__Required task__. All lines in which the word "size" occurs are to be extracted.

++++++++

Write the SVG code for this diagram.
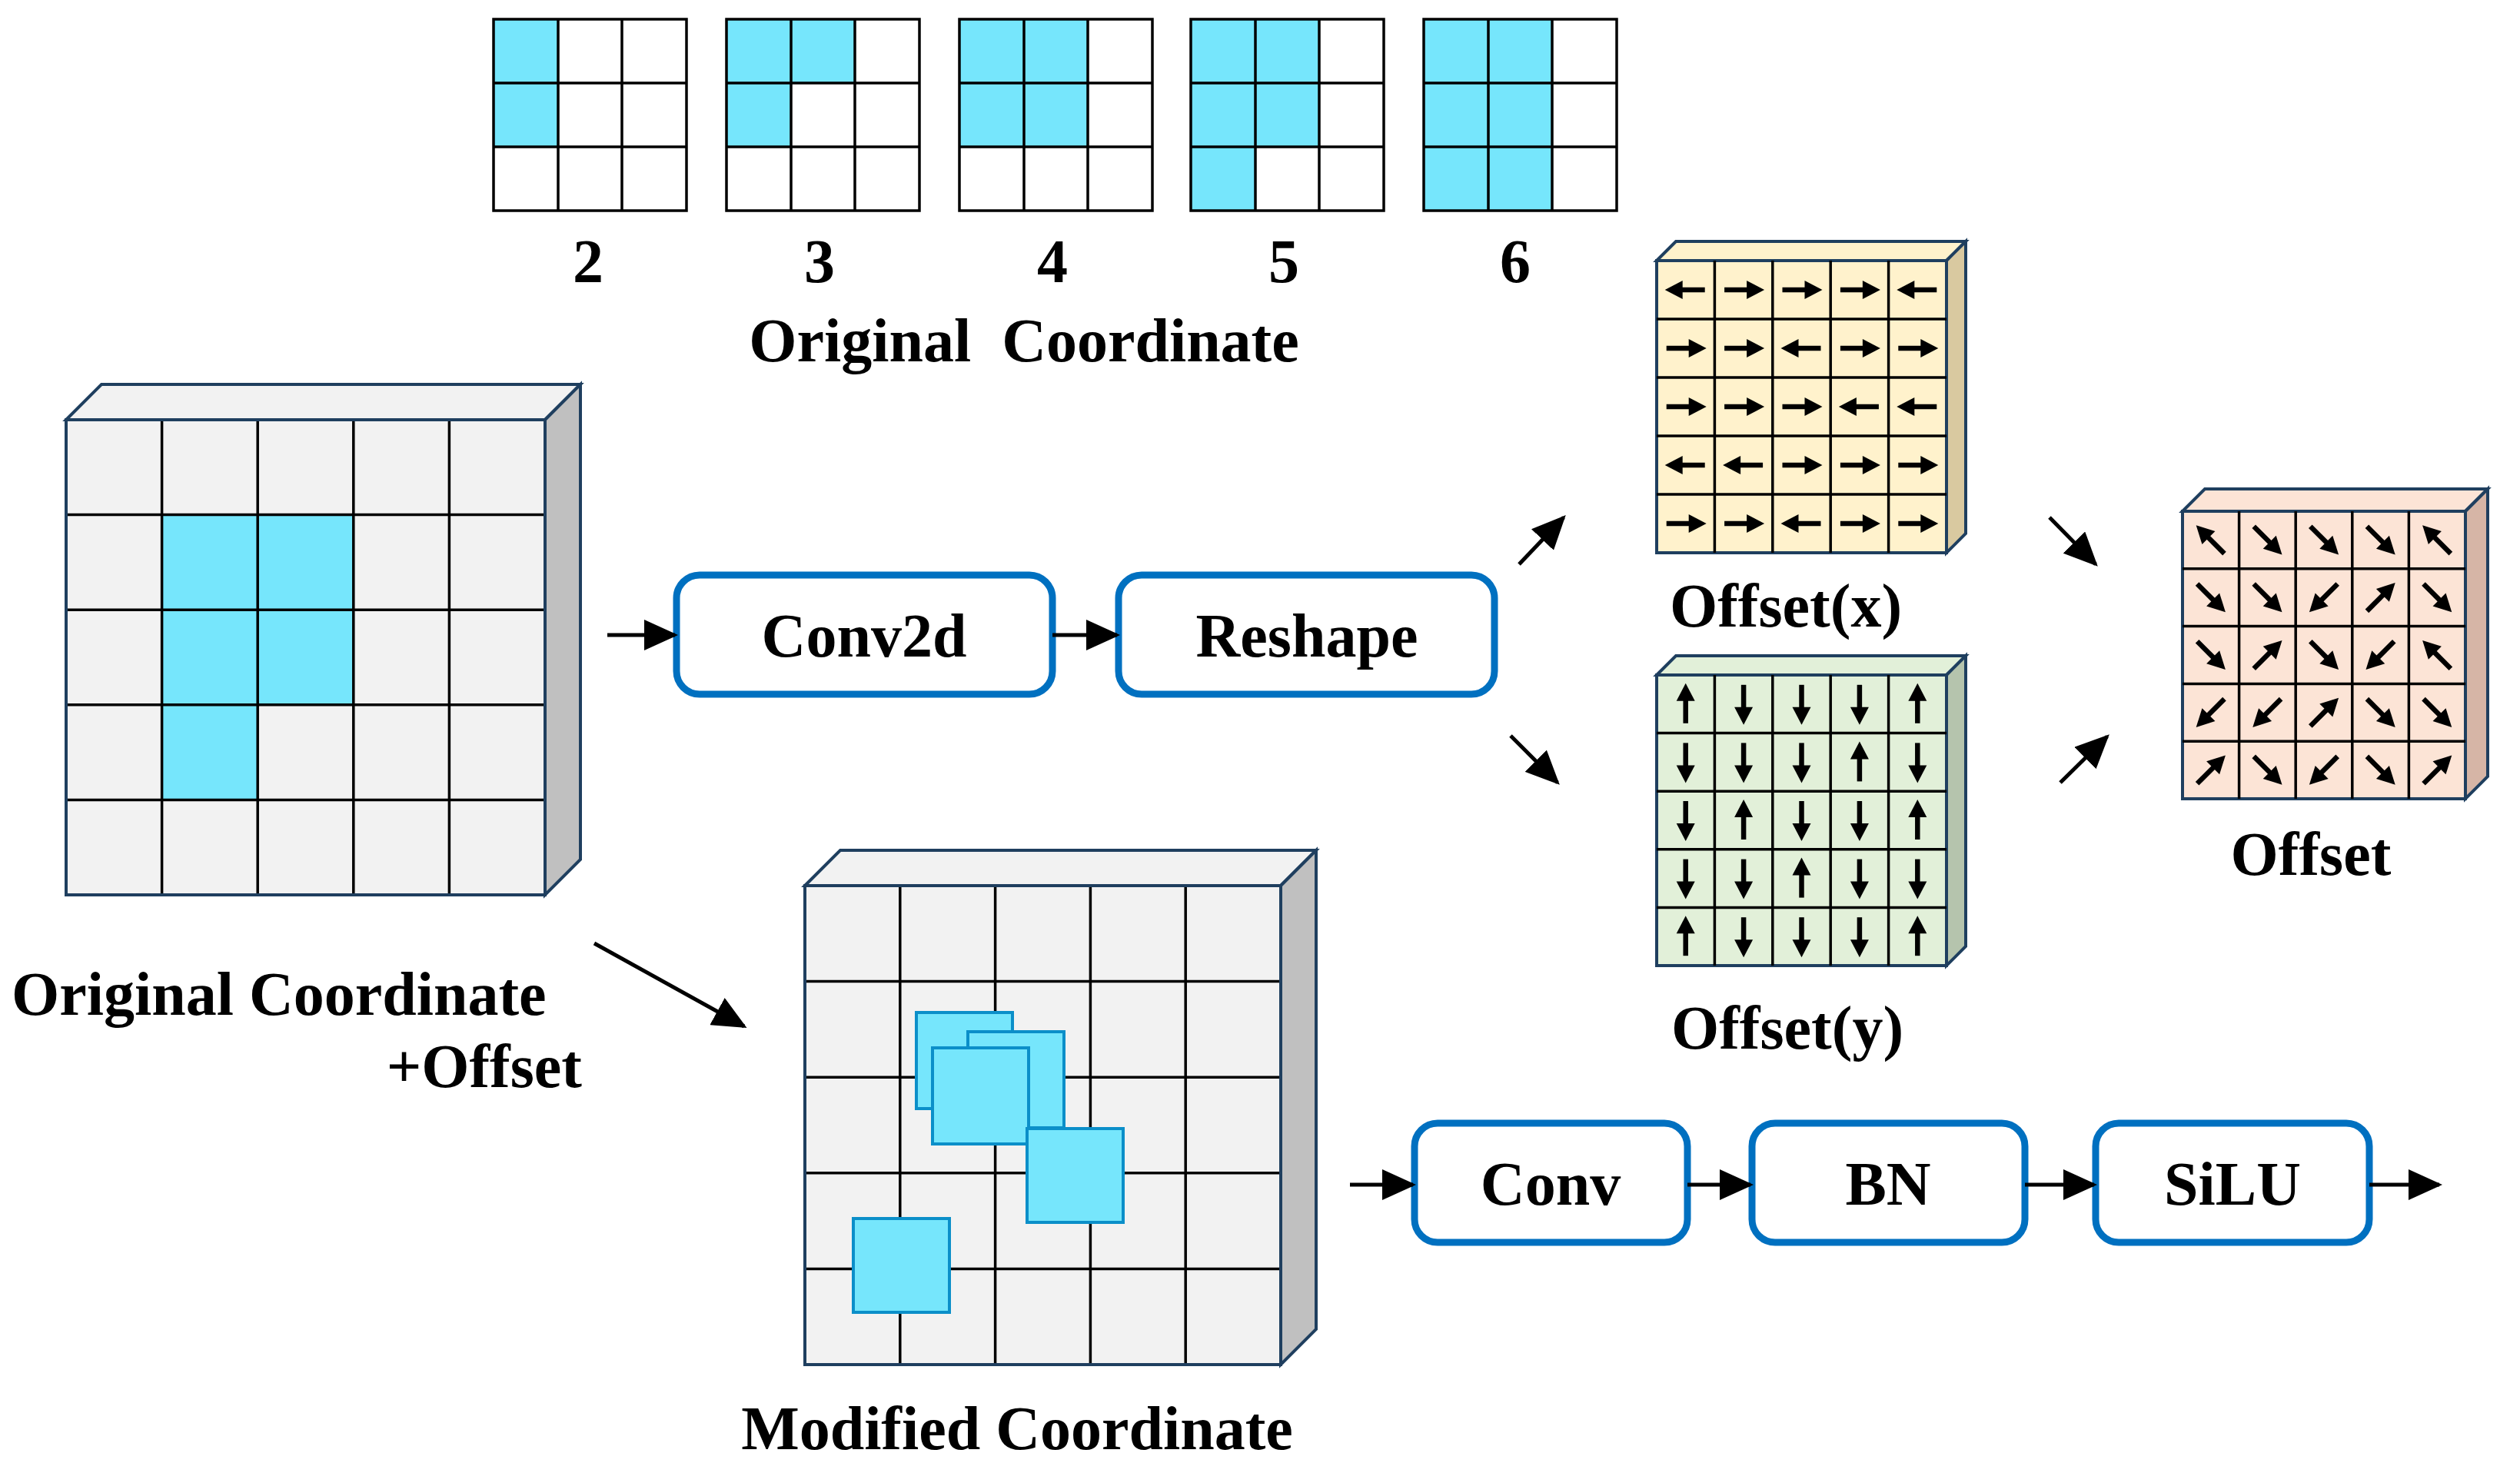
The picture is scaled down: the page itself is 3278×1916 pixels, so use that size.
<svg xmlns="http://www.w3.org/2000/svg" xmlns:xlink="http://www.w3.org/1999/xlink" width="3278" height="1916" viewBox="0 0 3278 1916">
<style>
text{font-family:"Liberation Serif","Times New Roman",serif;font-weight:bold;fill:#000}
.lbl{font-size:80px}
.bx{fill:#fff;stroke:#0070C0;stroke-width:9}
.bt{font-size:80px;text-anchor:middle}
.gl{stroke:#000;stroke-width:3.5}
.sg{fill:none;stroke:#000;stroke-width:3.5}
.bl{fill:#76E6FC}
.edge{stroke:#1F3F5F;stroke-width:4}
.con{stroke:#000;stroke-width:5;fill:none;marker-end:url(#ah)}
.sq{fill:#76E6FC;stroke:#0B8FC9;stroke-width:4}
</style>
<defs>
<marker id="ah" markerUnits="userSpaceOnUse" markerWidth="44" markerHeight="40" refX="40" refY="20" orient="auto"><path d="M0,0 L44,20 L0,40 Z" fill="#000"/></marker>
<g id="ar"><line x1="-25" y1="0" x2="8" y2="0" stroke="#000" stroke-width="6.5"/><path d="M4,-12 L27,0 L4,12 Z" fill="#000"/></g>
</defs>

<g id="small-grids">
<g transform="translate(642,25)">
<rect class="bl" x="0" y="0" width="84" height="166"/>
<rect class="sg" x="0" y="0" width="251" height="249"/>
<path class="gl" d="M84,0V249M167,0V249M0,83H251M0,166H251"/></g>
<g transform="translate(945,25)">
<rect class="bl" x="0" y="0" width="167" height="83"/><rect class="bl" x="0" y="83" width="84" height="83"/>
<rect class="sg" x="0" y="0" width="251" height="249"/>
<path class="gl" d="M84,0V249M167,0V249M0,83H251M0,166H251"/></g>
<g transform="translate(1248,25)">
<rect class="bl" x="0" y="0" width="167" height="166"/>
<rect class="sg" x="0" y="0" width="251" height="249"/>
<path class="gl" d="M84,0V249M167,0V249M0,83H251M0,166H251"/></g>
<g transform="translate(1549,25)">
<rect class="bl" x="0" y="0" width="167" height="166"/><rect class="bl" x="0" y="166" width="84" height="83"/>
<rect class="sg" x="0" y="0" width="251" height="249"/>
<path class="gl" d="M84,0V249M167,0V249M0,83H251M0,166H251"/></g>
<g transform="translate(1852,25)">
<rect class="bl" x="0" y="0" width="167" height="249"/>
<rect class="sg" x="0" y="0" width="251" height="249"/>
<path class="gl" d="M84,0V249M167,0V249M0,83H251M0,166H251"/></g>
<text class="bt" x="765" y="367">2</text><text class="bt" x="1066" y="367">3</text><text class="bt" x="1369" y="367">4</text><text class="bt" x="1670" y="367">5</text><text class="bt" x="1971" y="367">6</text>
<text class="bt" x="1332" y="470" style="white-space:pre">Original  Coordinate</text>
</g>

<g id="original-cube">
<polygon points="86,546 132,500 755,500 709,546" fill="#F2F2F2" class="edge"/>
<polygon points="709,546 755,500 755,1118 709,1164" fill="#C0C0C0" class="edge"/>
<rect x="86" y="546" width="623" height="618" fill="#F2F2F2"/>
<rect class="bl" x="210.6" y="669.6" width="249.2" height="247.2"/><rect class="bl" x="210.6" y="916.8" width="124.6" height="123.6"/>
<path class="gl" d="M210.6,546V1164M335.2,546V1164M459.8,546V1164M584.4,546V1164M86,669.6H709M86,793.2H709M86,916.8H709M86,1040.4H709"/>
<rect x="86" y="546" width="623" height="618" fill="none" class="edge"/>
<text class="lbl" x="15" y="1320">Original Coordinate</text>
<text class="lbl" x="757" y="1414" text-anchor="end">+Offset</text>
</g>

<g id="conv2d"><rect class="bx" x="880" y="748" width="489" height="155" rx="30"/><text class="bt" x="1124" y="854">Conv2d</text></g>
<g id="reshape"><rect class="bx" x="1455" y="748" width="489" height="155" rx="30"/><text class="bt" x="1700" y="854">Reshape</text></g>

<g id="offset-x">
<polygon points="2155,339 2180,314 2557,314 2532,339" fill="#FFF2CC" class="edge"/>
<polygon points="2532,339 2557,314 2557,694 2532,719" fill="#D9C9A0" class="edge"/>
<rect x="2155" y="339" width="377" height="380" fill="#FFF2CC" class="edge"/>
<path class="gl" d="M2230.4,339V719M2305.8,339V719M2381.2,339V719M2456.6,339V719M2155,415H2532M2155,491H2532M2155,567H2532M2155,643H2532"/>
<g>
<use xlink:href="#ar" transform="translate(2192.7,377) rotate(180)"/><use xlink:href="#ar" transform="translate(2268.1,377)"/><use xlink:href="#ar" transform="translate(2343.5,377)"/><use xlink:href="#ar" transform="translate(2418.9,377)"/><use xlink:href="#ar" transform="translate(2494.3,377) rotate(180)"/>
<use xlink:href="#ar" transform="translate(2192.7,453)"/><use xlink:href="#ar" transform="translate(2268.1,453)"/><use xlink:href="#ar" transform="translate(2343.5,453) rotate(180)"/><use xlink:href="#ar" transform="translate(2418.9,453)"/><use xlink:href="#ar" transform="translate(2494.3,453)"/>
<use xlink:href="#ar" transform="translate(2192.7,529)"/><use xlink:href="#ar" transform="translate(2268.1,529)"/><use xlink:href="#ar" transform="translate(2343.5,529)"/><use xlink:href="#ar" transform="translate(2418.9,529) rotate(180)"/><use xlink:href="#ar" transform="translate(2494.3,529) rotate(180)"/>
<use xlink:href="#ar" transform="translate(2192.7,605) rotate(180)"/><use xlink:href="#ar" transform="translate(2268.1,605) rotate(180)"/><use xlink:href="#ar" transform="translate(2343.5,605)"/><use xlink:href="#ar" transform="translate(2418.9,605)"/><use xlink:href="#ar" transform="translate(2494.3,605)"/>
<use xlink:href="#ar" transform="translate(2192.7,681)"/><use xlink:href="#ar" transform="translate(2268.1,681)"/><use xlink:href="#ar" transform="translate(2343.5,681) rotate(180)"/><use xlink:href="#ar" transform="translate(2418.9,681)"/><use xlink:href="#ar" transform="translate(2494.3,681)"/>
</g>
<text class="bt" x="2323" y="815">Offset(x)</text>
</g>

<g id="offset-y">
<polygon points="2155,878 2180,853 2557,853 2532,878" fill="#E2F0D9" class="edge"/>
<polygon points="2532,878 2557,853 2557,1231 2532,1256" fill="#B5C4AD" class="edge"/>
<rect x="2155" y="878" width="377" height="378" fill="#E2F0D9" class="edge"/>
<path class="gl" d="M2230.4,878V1256M2305.8,878V1256M2381.2,878V1256M2456.6,878V1256M2155,953.6H2532M2155,1029.2H2532M2155,1104.8H2532M2155,1180.4H2532"/>
<g>
<use xlink:href="#ar" transform="translate(2192.7,915.8) rotate(-90)"/><use xlink:href="#ar" transform="translate(2268.1,915.8) rotate(90)"/><use xlink:href="#ar" transform="translate(2343.5,915.8) rotate(90)"/><use xlink:href="#ar" transform="translate(2418.9,915.8) rotate(90)"/><use xlink:href="#ar" transform="translate(2494.3,915.8) rotate(-90)"/>
<use xlink:href="#ar" transform="translate(2192.7,991.4) rotate(90)"/><use xlink:href="#ar" transform="translate(2268.1,991.4) rotate(90)"/><use xlink:href="#ar" transform="translate(2343.5,991.4) rotate(90)"/><use xlink:href="#ar" transform="translate(2418.9,991.4) rotate(-90)"/><use xlink:href="#ar" transform="translate(2494.3,991.4) rotate(90)"/>
<use xlink:href="#ar" transform="translate(2192.7,1067) rotate(90)"/><use xlink:href="#ar" transform="translate(2268.1,1067) rotate(-90)"/><use xlink:href="#ar" transform="translate(2343.5,1067) rotate(90)"/><use xlink:href="#ar" transform="translate(2418.9,1067) rotate(90)"/><use xlink:href="#ar" transform="translate(2494.3,1067) rotate(-90)"/>
<use xlink:href="#ar" transform="translate(2192.7,1142.6) rotate(90)"/><use xlink:href="#ar" transform="translate(2268.1,1142.6) rotate(90)"/><use xlink:href="#ar" transform="translate(2343.5,1142.6) rotate(-90)"/><use xlink:href="#ar" transform="translate(2418.9,1142.6) rotate(90)"/><use xlink:href="#ar" transform="translate(2494.3,1142.6) rotate(90)"/>
<use xlink:href="#ar" transform="translate(2192.7,1218.2) rotate(-90)"/><use xlink:href="#ar" transform="translate(2268.1,1218.2) rotate(90)"/><use xlink:href="#ar" transform="translate(2343.5,1218.2) rotate(90)"/><use xlink:href="#ar" transform="translate(2418.9,1218.2) rotate(90)"/><use xlink:href="#ar" transform="translate(2494.3,1218.2) rotate(-90)"/>
</g>
<text class="bt" x="2325" y="1364">Offset(y)</text>
</g>

<g id="offset">
<polygon points="2839,665 2868,636 3236,636 3207,665" fill="#FCE4D6" class="edge"/>
<polygon points="3207,665 3236,636 3236,1010 3207,1039" fill="#D6B5A6" class="edge"/>
<rect x="2839" y="665" width="368" height="374" fill="#FCE4D6" class="edge"/>
<path class="gl" d="M2912.6,665V1039M2986.2,665V1039M3059.8,665V1039M3133.4,665V1039M2839,739.8H3207M2839,814.6H3207M2839,889.4H3207M2839,964.2H3207"/>
<g>
<use xlink:href="#ar" transform="translate(2875.8,702.4) rotate(-135)"/><use xlink:href="#ar" transform="translate(2949.4,702.4) rotate(45)"/><use xlink:href="#ar" transform="translate(3023,702.4) rotate(45)"/><use xlink:href="#ar" transform="translate(3096.6,702.4) rotate(45)"/><use xlink:href="#ar" transform="translate(3170.2,702.4) rotate(-135)"/>
<use xlink:href="#ar" transform="translate(2875.8,777.2) rotate(45)"/><use xlink:href="#ar" transform="translate(2949.4,777.2) rotate(45)"/><use xlink:href="#ar" transform="translate(3023,777.2) rotate(135)"/><use xlink:href="#ar" transform="translate(3096.6,777.2) rotate(-45)"/><use xlink:href="#ar" transform="translate(3170.2,777.2) rotate(45)"/>
<use xlink:href="#ar" transform="translate(2875.8,852) rotate(45)"/><use xlink:href="#ar" transform="translate(2949.4,852) rotate(-45)"/><use xlink:href="#ar" transform="translate(3023,852) rotate(45)"/><use xlink:href="#ar" transform="translate(3096.6,852) rotate(135)"/><use xlink:href="#ar" transform="translate(3170.2,852) rotate(-135)"/>
<use xlink:href="#ar" transform="translate(2875.8,926.8) rotate(135)"/><use xlink:href="#ar" transform="translate(2949.4,926.8) rotate(135)"/><use xlink:href="#ar" transform="translate(3023,926.8) rotate(-45)"/><use xlink:href="#ar" transform="translate(3096.6,926.8) rotate(45)"/><use xlink:href="#ar" transform="translate(3170.2,926.8) rotate(45)"/>
<use xlink:href="#ar" transform="translate(2875.8,1001.6) rotate(-45)"/><use xlink:href="#ar" transform="translate(2949.4,1001.6) rotate(45)"/><use xlink:href="#ar" transform="translate(3023,1001.6) rotate(135)"/><use xlink:href="#ar" transform="translate(3096.6,1001.6) rotate(45)"/><use xlink:href="#ar" transform="translate(3170.2,1001.6) rotate(-45)"/>
</g>
<text class="bt" x="3006" y="1138">Offset</text>
</g>

<g id="modified-cube">
<polygon points="1047,1152 1093,1106 1712,1106 1666,1152" fill="#F2F2F2" class="edge"/>
<polygon points="1666,1152 1712,1106 1712,1729 1666,1775" fill="#C0C0C0" class="edge"/>
<rect x="1047" y="1152" width="619" height="623" fill="#F2F2F2"/>
<path class="gl" d="M1170.8,1152V1775M1294.6,1152V1775M1418.4,1152V1775M1542.2,1152V1775M1047,1276.6H1666M1047,1401.2H1666M1047,1525.8H1666M1047,1650.4H1666"/>
<rect x="1047" y="1152" width="619" height="623" fill="none" class="edge"/>
<rect class="sq" x="1192" y="1317" width="125" height="125"/>
<rect class="sq" x="1259" y="1342" width="125" height="125"/>
<rect class="sq" x="1213" y="1363" width="125" height="125"/>
<rect class="sq" x="1336" y="1468" width="125" height="122"/>
<rect class="sq" x="1110" y="1585" width="125" height="122"/>
<text class="bt" x="1323" y="1885">Modified Coordinate</text>
</g>

<g id="conv"><rect class="bx" x="1840" y="1461" width="355" height="155" rx="30"/><text class="bt" x="2017" y="1567">Conv</text></g>
<g id="bn"><rect class="bx" x="2279" y="1461" width="355" height="155" rx="30"/><text class="bt" x="2456" y="1567">BN</text></g>
<g id="silu"><rect class="bx" x="2726" y="1461" width="356" height="155" rx="30"/><text class="bt" x="2904" y="1567">SiLU</text></g>

<g id="connectors">
<line class="con" x1="790" y1="826" x2="878" y2="826"/>
<line class="con" x1="1369" y1="826" x2="1453" y2="826"/>
<line class="con" x1="1976" y1="734" x2="2034" y2="673"/>
<line class="con" x1="1965" y1="957" x2="2026" y2="1018"/>
<line class="con" x1="2666" y1="673" x2="2726" y2="734"/>
<line class="con" x1="2680" y1="1018" x2="2741" y2="958"/>
<line class="con" x1="773" y1="1227" x2="968" y2="1335"/>
<line class="con" x1="1756" y1="1541" x2="1838" y2="1541"/>
<line class="con" x1="2195" y1="1541" x2="2277" y2="1541"/>
<line class="con" x1="2634" y1="1541" x2="2724" y2="1541"/>
<line class="con" x1="3082" y1="1541" x2="3173" y2="1541"/>
</g>
</svg>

++++++++

__Result of this task__.
The picture is scaled down: the page itself is 3278×1916 pixels, so use that size.
.lbl{font-size:80px}
.bt{font-size:80px;text-anchor:middle}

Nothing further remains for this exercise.